China has made reform its top priority for 2014 but the question as to how to accelerate comprehensive reform while maintaining steady economic growth will test the new government.
On the one hand, accelerating reform needs determination as it will offend vested interests; on the other, reform should be conducted at a pace that will avoid economic instability.
"Reform is the top priority for the government's work this year," said Premier Li Kiqiang in his first government work report, delivered Wednesday at the opening meeting of the national legislature's annual session.
The report also set this year's economic growth target at 7.5 percent, the same as last year's target and slightly lower than the 7.7-percent actual growth in 2013.
"China sent its strongest signal yet that its days of chasing breakneck economic growth were over, promising to wage a 'war' on pollution and reduce the pace of investment to a decade-low as it pursues more sustainable expansion," a Reuters report said.
"China wants to change tack and rebalance its economy," it said.
Whether China can continue to quickly push forward its reform has grabbed global attention.

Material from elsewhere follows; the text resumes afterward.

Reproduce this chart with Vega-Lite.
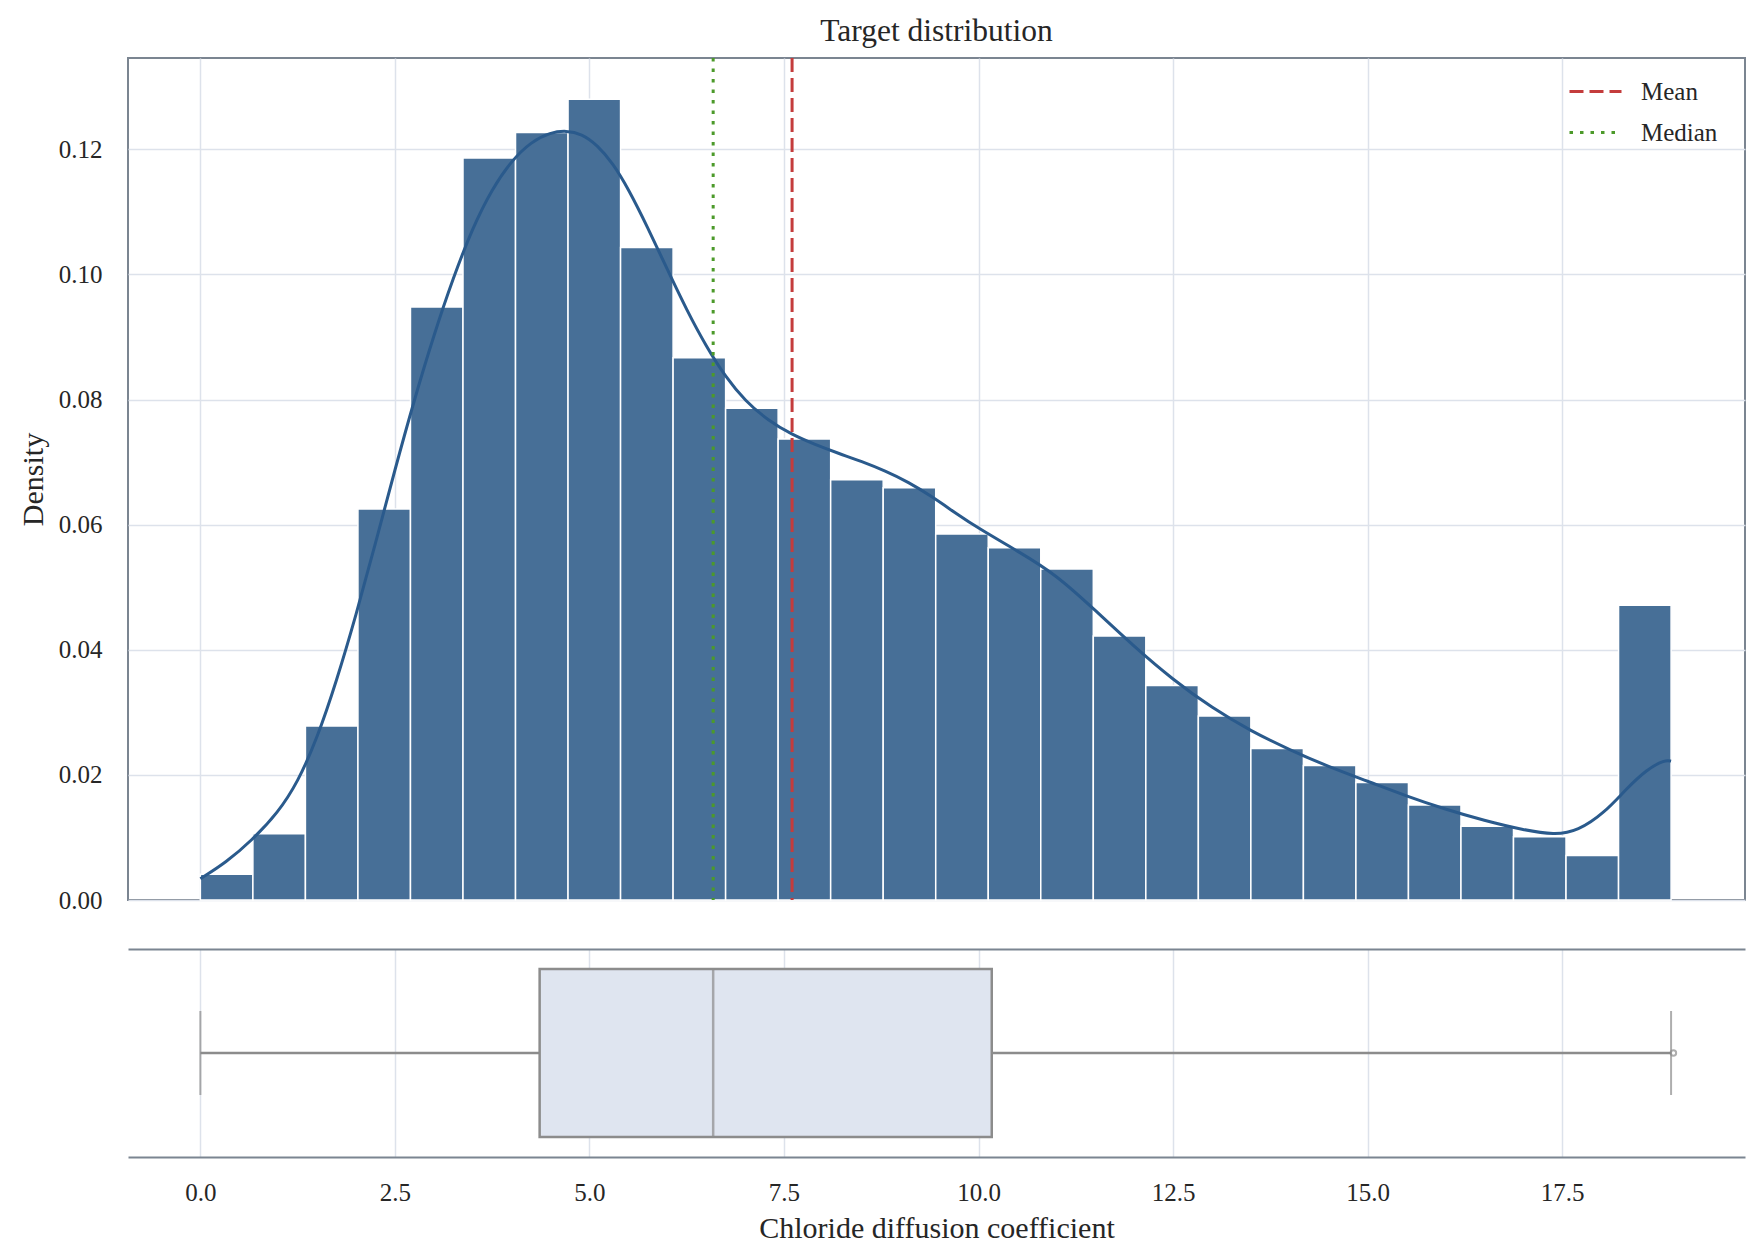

Since the government unveiled a 60-point reform blueprint after the third plenum of the 18th Central Committee of the Communist Party of China (CPC) about three months ago, nearly half the tasks listed on the plan have been initiated.
In Li's report, economic restructuring tops all reform measures and the highlighted ones include the administrative system, the fiscal and tax systems, the financial sector and equal development of state and non-state enterprises.
As a major attempt to transform government functions, the central government plans to add another 200 administrative approvals to the list of 416 being abolished or delegated to governments at lower levels, which it identified last year.
"We would welcome the simplification of procedures and also reduction of government intervention," PricewaterhouseCoopers partner Jens-Peter Otto said.
Otto took the capital verification report as an example. All companies, including foreign investment entities in China, used to need such a report verifying their paid-in capital, issued by a certified public accounting firm, in such circumstances as when a company is initially established,or when there is a change in capital or shareholders.
"I read in the third plenum (of the 18th CPC Central Committee), this kind of capital verification report will be abolished in the future," Otto said. "Although we would earn money with this report because we usually prepare this capital verification report, we welcome this change as that has been an additional burden for companies."